Recent times are forcing us to spend more time in our homes. Concepts like home office and homeschooling have become our new normality. And with that, we rediscovered the spaces of our own houses.


arquitetura covid casa
Photo by Jeremy Alford on Unsplash

Because of our strenuous routine, it is normal to spend about 12 hours or more between work, traffic, construction, projects, school, university... and as a consequence, the house had become a place to sleep. We leave in the morning and return at night. The quarantine and social distancing period was not only a psychological or physical shock, but it was also spatial. And why does architecture matter at this moment?


Everyone, without exception, started to see their residences with different eyes. Confined in ourselves, we perceive the insufficient sunlight in the environments, the crossed flows, the small reforms that have never been made, the rearranging that are eternally postponed, the noises never heard before. Personally, I have always had the concept of home linked to the place where I receive and share with those who are dear to me. But what can be changed from now on?
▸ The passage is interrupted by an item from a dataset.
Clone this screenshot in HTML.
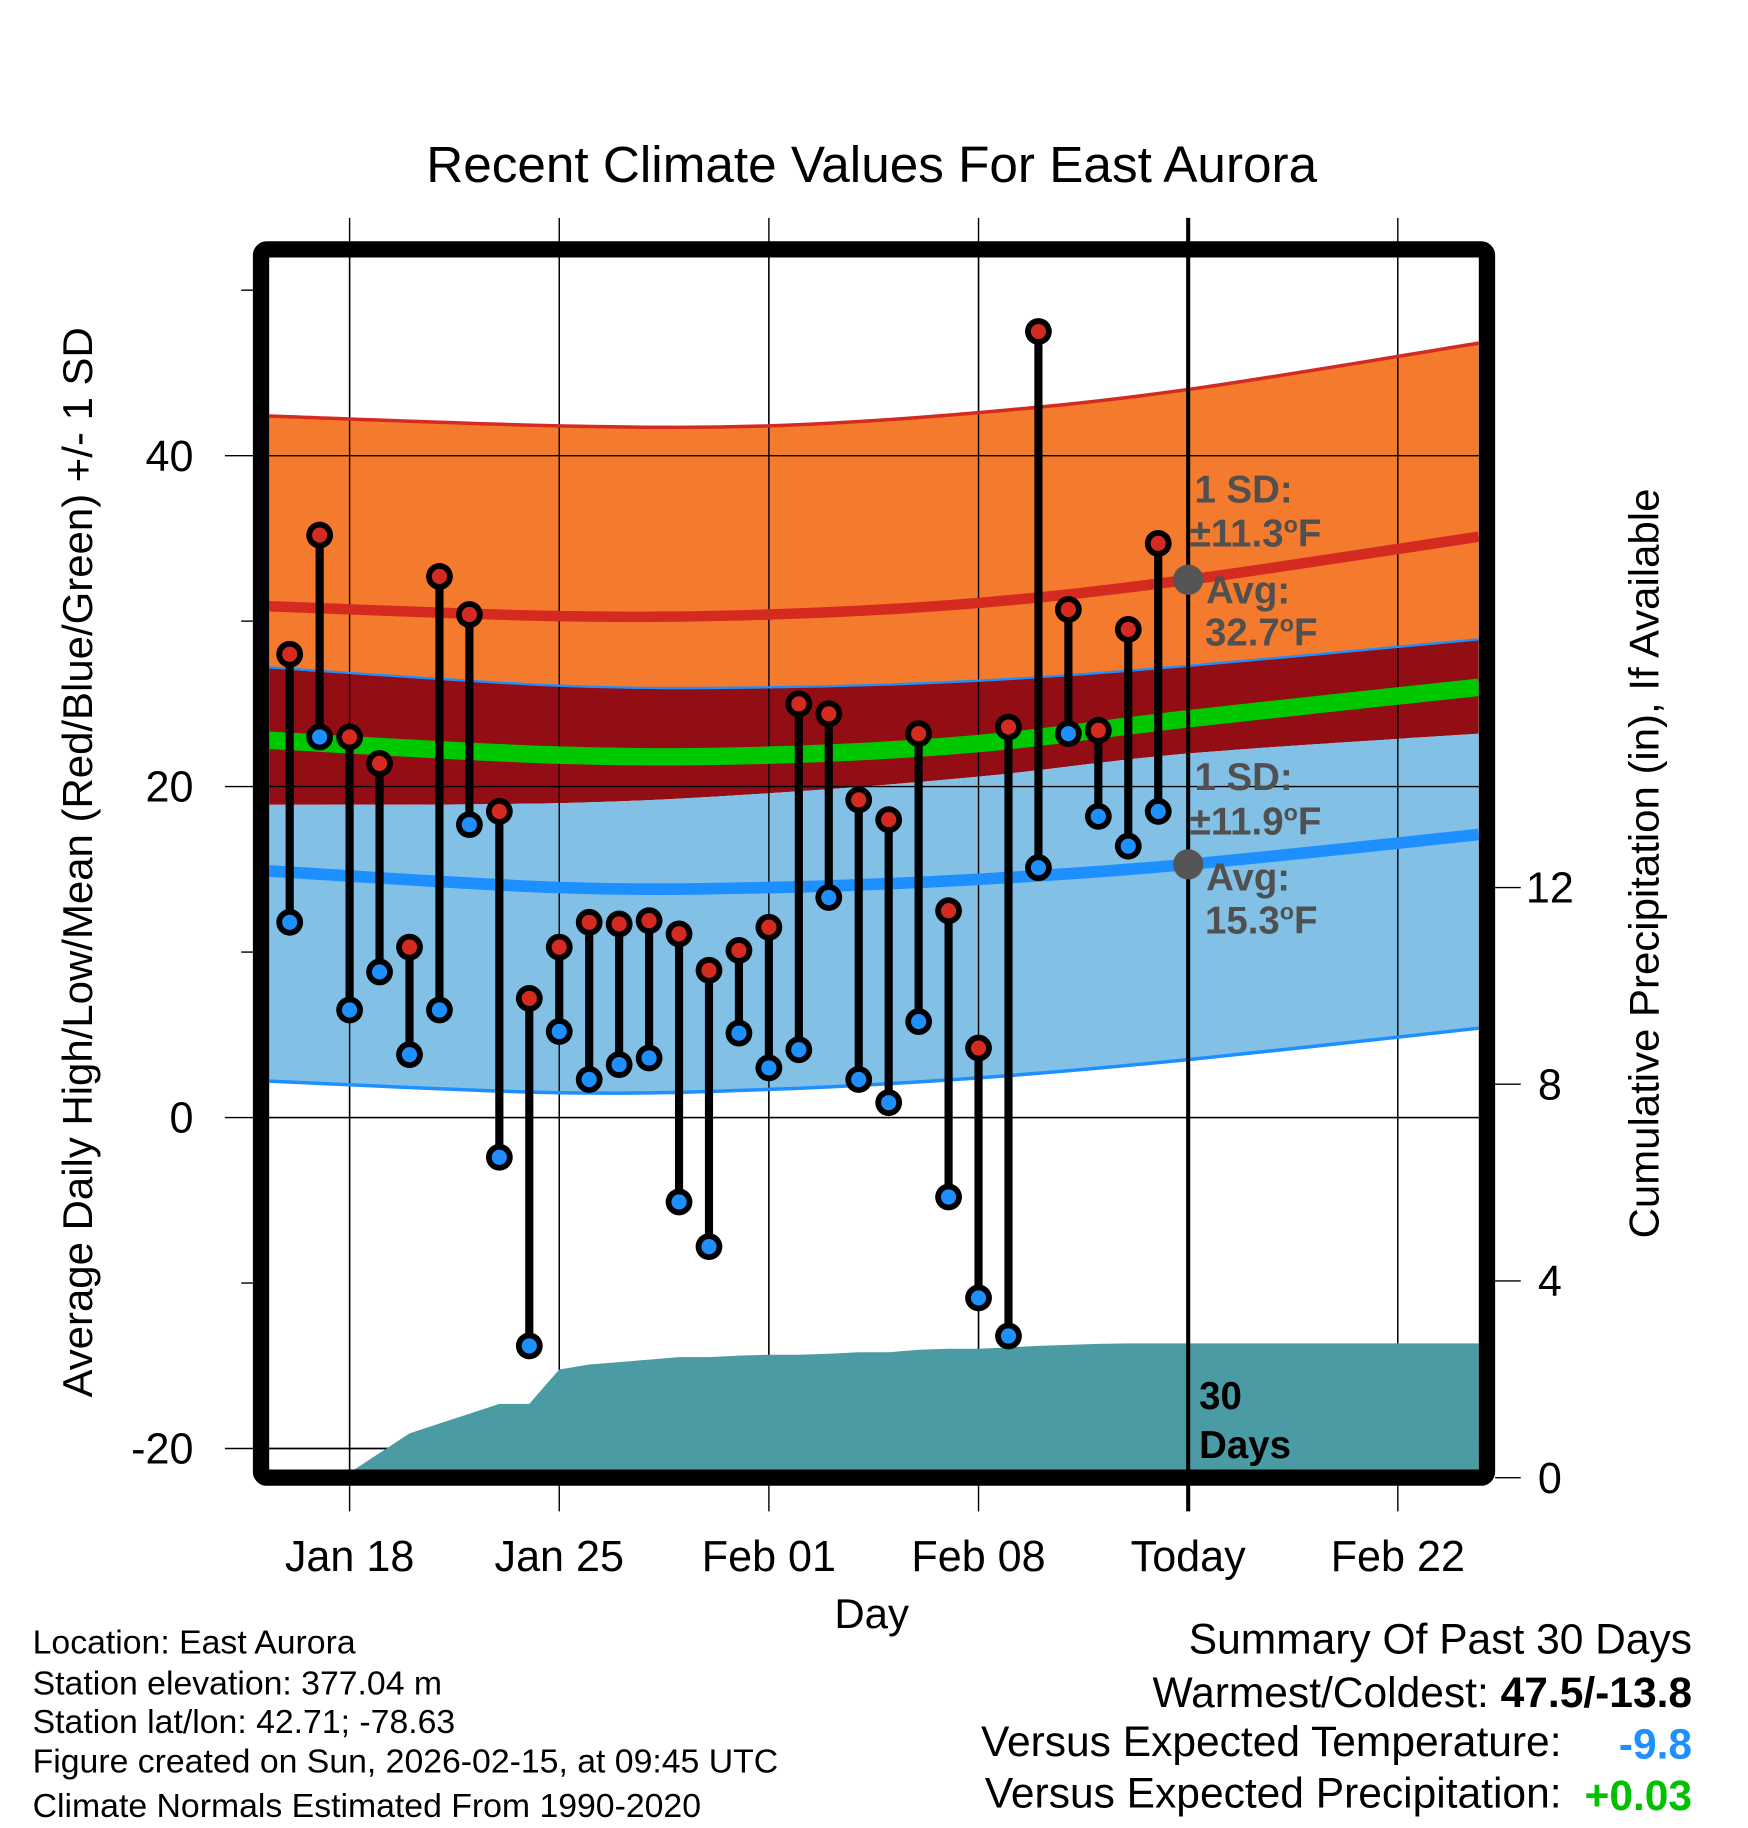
<!DOCTYPE html>
<html><head><meta charset="utf-8"><style>
html,body{margin:0;padding:0;background:#fff}
svg{display:block}
text{font-family:"Liberation Sans",Arial,sans-serif}
</style></head><body>
<svg id="chart" width="1748" height="1828" viewBox="0 0 1500 1568.65" xmlns="http://www.w3.org/2000/svg">
<defs><clipPath id="plotclip"><rect x="231" y="221" width="1038" height="1040"/></clipPath></defs>
<rect width="1500" height="1569" fill="#fff"/>
<text x="748" y="156" font-size="44" text-anchor="middle">Recent Climate Values For East Aurora</text>
<g id="grid"></g>
<g id="plot" clip-path="url(#plotclip)"></g>
<g id="overlay"></g>
<rect x="224" y="214" width="1052" height="1054" rx="5" fill="none" stroke="#000" stroke-width="14"/>
<g id="axes"></g>
<text transform="translate(79,740) rotate(-90)" font-size="36" text-anchor="middle">Average Daily High/Low/Mean (Red/Blue/Green) +/- 1 SD</text>
<text transform="translate(1423,741) rotate(-90)" font-size="36" text-anchor="middle">Cumulative Precipitation (in), If Available</text>
<text x="748" y="1397" font-size="36" text-anchor="middle">Day</text>
<g font-size="29">
<text x="28" y="1419">Location: East Aurora</text>
<text x="28" y="1454">Station elevation: 377.04 m</text>
<text x="28" y="1487">Station lat/lon: 42.71; -78.63</text>
<text x="28" y="1521">Figure created on Sun, 2026-02-15, at 09:45 UTC</text>
<text x="28" y="1559">Climate Normals Estimated From 1990-2020</text>
</g>
<g font-size="36.5" text-anchor="end">
<text x="1452" y="1419">Summary Of Past 30 Days</text>
<text x="1452" y="1465">Warmest/Coldest: <tspan font-weight="bold">47.5/-13.8</tspan></text>
<text x="1340" y="1507">Versus Expected Temperature:</text>
<text x="1452" y="1509" fill="#1E8FFF" font-weight="bold">-9.8</text>
<text x="1340" y="1551">Versus Expected Precipitation:</text>
<text x="1452" y="1553" fill="#00C000" font-weight="bold">+0.03</text>
</g>
</svg>
<script>
const days=[-2,-1,0,1,2,3,4,5,6,7,8,9,10,11,12,13,14,15,16,17,18,19,20,21,22,23,24,25,26,27];
const highs=[28.0,35.2,23.0,21.4,10.3,32.7,30.4,18.5,7.2,10.3,11.8,11.7,11.9,11.1,8.9,10.1,11.5,25.0,24.4,19.2,18.0,23.2,12.5,4.2,23.6,47.5,30.7,23.4,29.5,34.7];
const lows=[11.8,23.0,6.5,8.8,3.8,6.5,17.7,-2.4,-13.8,5.2,2.3,3.2,3.6,-5.1,-7.8,5.1,3.0,4.1,13.3,2.3,0.9,5.8,-4.8,-10.9,-13.2,15.1,23.2,18.2,16.4,18.5];
const precip=[0,0,0.1,0.5,0.9,1.1,1.3,1.5,1.5,2.2,2.3,2.35,2.4,2.45,2.45,2.48,2.5,2.5,2.52,2.55,2.55,2.6,2.62,2.62,2.65,2.68,2.7,2.72,2.73,2.73];
const normDays=[-2.7,7,14,21,28,37.7];
const hiPlus=[42.4,41.8,41.8,42.6,44.0,46.8];
const hiMean=[30.9,30.3,30.4,31.1,32.5,35.1];
const hiMinus=[27.2,26.1,26.0,26.4,27.3,28.9];
const dayMean=[22.8,21.9,21.9,22.6,24.1,26.0];
const loPlus=[18.9,19.0,19.6,20.6,22.0,23.2];
const loMean=[14.9,13.9,13.9,14.4,15.3,17.1];
const loMinus=[2.2,1.5,1.7,2.4,3.5,5.4];
const xTickDays=[0,7,14,21,28,35];
const xTickLabels=["Jan 18","Jan 25","Feb 01","Feb 08","Today","Feb 22"];
const yTicks=[40,20,0,-20];
const yMinor=[50,30,10,-10];
const pTicks=[0,4,8,12];
const todayDay=28;

const X=d=>300+d*25.7, Y=t=>959-t*14.2, YP=p=>1268-p*42.2;
const NS="http://www.w3.org/2000/svg";
function mk(tag,attrs,parent){const e=document.createElementNS(NS,tag);for(const k in attrs)e.setAttribute(k,attrs[k]);parent.appendChild(e);return e;}
function curve(pts){let s="M"+pts[0][0]+","+pts[0][1];for(let i=0;i<pts.length-1;i++){const p0=pts[Math.max(0,i-1)],p1=pts[i],p2=pts[i+1],p3=pts[Math.min(pts.length-1,i+2)];const c1=[p1[0]+(p2[0]-p0[0])/6,p1[1]+(p2[1]-p0[1])/6],c2=[p2[0]-(p3[0]-p1[0])/6,p2[1]-(p3[1]-p1[1])/6];s+=" C"+c1+" "+c2+" "+p2;}return s;}
const P=arr=>normDays.map((d,i)=>[X(d),Y(arr[i])]);
function band(a,b){const top=curve(P(a));const bot=curve(P(b).reverse());return top+" L"+bot.slice(1)+" Z";}

const grid=document.getElementById('grid'),plot=document.getElementById('plot'),ov=document.getElementById('overlay'),axes=document.getElementById('axes');
xTickDays.forEach((d,i)=>{if(d===todayDay)return;const l=mk('line',{x1:X(d),x2:X(d),y1:187,y2:1297,stroke:'#000','stroke-width':1.2},grid);});
yTicks.forEach(t=>{const l=mk('line',{x1:193,x2:1269,y1:Y(t),y2:Y(t),stroke:'#000','stroke-width':1.2},grid);});
let e;
e=mk('path',{d:band(hiPlus,hiMinus),fill:'#F47A2E'},plot);
e=mk('path',{d:band(hiMinus,loPlus),fill:'#930E14'},plot);
e=mk('path',{d:band(loPlus,loMinus),fill:'#82C0E6'},plot);
xTickDays.forEach(d=>{if(d===todayDay)return;const l=mk('line',{x1:X(d),x2:X(d),y1:221,y2:1261,stroke:'#000','stroke-width':1.2},plot);});
yTicks.forEach(t=>{const l=mk('line',{x1:231,x2:1269,y1:Y(t),y2:Y(t),stroke:'#000','stroke-width':1.2},plot);});
function line(arr,color,w,name){const l=mk('path',{d:curve(P(arr)),fill:'none',stroke:color,'stroke-width':w},plot);}
line(hiPlus,'#D42A20',3,'high-plus-sd-line');
line(hiMinus,'#1E8FFF',2,'high-minus-sd-line');
line(loMinus,'#1E8FFF',3,'low-minus-sd-line');
line(hiMean,'#D42A20',9,'normal-high-line');
line(dayMean,'#00C800',15,'normal-mean-line');
line(loMean,'#1E8FFF',10,'normal-low-line');
let pd="M"+X(days[0])+","+YP(0);
days.forEach((d,i)=>{pd+=" L"+X(d)+","+YP(precip[i]);});
pd+=" L"+X(38)+","+YP(precip[precip.length-1])+" L"+X(38)+","+YP(0)+" Z";
e=mk('path',{d:pd,fill:'#4A9BA3'},plot);
e=mk('line',{x1:X(todayDay),x2:X(todayDay),y1:187,y2:1297,stroke:'#000','stroke-width':3.5},ov);
days.forEach((d,i)=>{
 const g=mk('g',{},ov);
 const s=mk('line',{x1:X(d),x2:X(d),y1:Y(highs[i]),y2:Y(lows[i]),stroke:'#000','stroke-width':7},g);
 [[lows[i],'#1E8FFF','low-marker'],[highs[i],'#D42A20','high-marker']].forEach(([v,c,n])=>{
  const o=mk('circle',{cx:X(d),cy:Y(v),r:11.5,fill:'#000'},g);
  const c2=mk('circle',{cx:X(d),cy:Y(v),r:6.5,fill:c},g);
 });
});
const hiToday=hiMean[4],loToday=loMean[4];
e=mk('circle',{cx:X(todayDay),cy:Y(hiToday),r:13,fill:'#555'},ov);
e=mk('circle',{cx:X(todayDay),cy:Y(loToday),r:13,fill:'#555'},ov);
function txt(x,y,s,attrs,parent,name){const t=mk('text',attrs,parent);t.setAttribute('x',x);t.setAttribute('y',y);t.textContent=s;return t;}
function degTxt(x,y,num,attrs,parent,name){const t=mk('text',attrs,parent);t.setAttribute('x',x);t.setAttribute('y',y);
 t.appendChild(document.createTextNode(num));const s=mk('tspan',{dy:-12,'font-size':20},t);s.textContent='o';const f=mk('tspan',{dy:12},t);f.textContent='F';return t;}
const A={'font-size':33,'font-weight':'bold',fill:'#505050'};
txt(1025,431,'1 SD:',A,ov,'high-sd-label');
degTxt(1021,469,'±11.3',A,ov,'high-sd-value');
txt(1035,518,'Avg:',A,ov,'high-avg-label');
degTxt(1034,554,'32.7',A,ov,'high-avg-value');
txt(1025,678,'1 SD:',A,ov,'low-sd-label');
degTxt(1021,716,'±11.9',A,ov,'low-sd-value');
txt(1035,764,'Avg:',A,ov,'low-avg-label');
degTxt(1034,801,'15.3',A,ov,'low-avg-value');
const B={'font-size':33,'font-weight':'bold',fill:'#000'};
txt(1029,1209,'30',B,ov,'days-count-label');
txt(1029,1251,'Days',B,ov,'days-word-label');
yTicks.forEach(t=>{txt(166,Y(t)+13,String(t),{'font-size':37,'text-anchor':'end'},axes,'y-tick-label');});
yMinor.forEach(t=>{const l=mk('line',{x1:207,x2:217,y1:Y(t),y2:Y(t),stroke:'#000','stroke-width':1.2},axes);});
pTicks.forEach(p=>{const l=mk('line',{x1:1283,x2:1305,y1:YP(p),y2:YP(p),stroke:'#000','stroke-width':1.2},axes);
 txt(1330,YP(p)+13,String(p),{'font-size':37,'text-anchor':'middle'},axes,'y2-tick-label');});
xTickDays.forEach((d,i)=>{txt(X(d),1348,xTickLabels[i],{'font-size':37,'text-anchor':'middle'},axes,'x-tick-label');});
</script>
</body></html>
pandemia casa covid arquitetura
Photo by Drew Coffman on Unsplash

Historically, these health-related moments of crisis have always influenced architecture. In the 19th century, after cholera and smallpox epidemics, the first sanitary laws in England emerged, which influenced the great reforms of Paris and Barcelona, by the hands of Baron Haussmann and Idelfons Cerdá, respectively.

As students and architects, we are prompted, kinda like a mystical gift, to think and solve the house and the city for others. The reality that is established with the pandemic will force us to review concepts and think about residential design solutions that are more focused on practicality, coziness, and retreat.


casa covid arquitetura
Photo by Gabriel Beaudry on Unsplash

Nowadays, our routine has been replaced by something we still don't acknowledge. Perhaps it is because it represents a world that is continuously advancing and cycles that are constantly moving forward. Or perhaps it is just the opposite; a symbolic dimension that will open a window in our reality to greener gardens, a brighter sky, and will facilitate the connection, through this journey, with the best in ourselves.


Yes, the future is unpredictable, yet mysterious and perplexing. In this obscurity, however, we architects have the responsibility to think better about the spaces of the houses, and to cast light on that future, so that people can live better.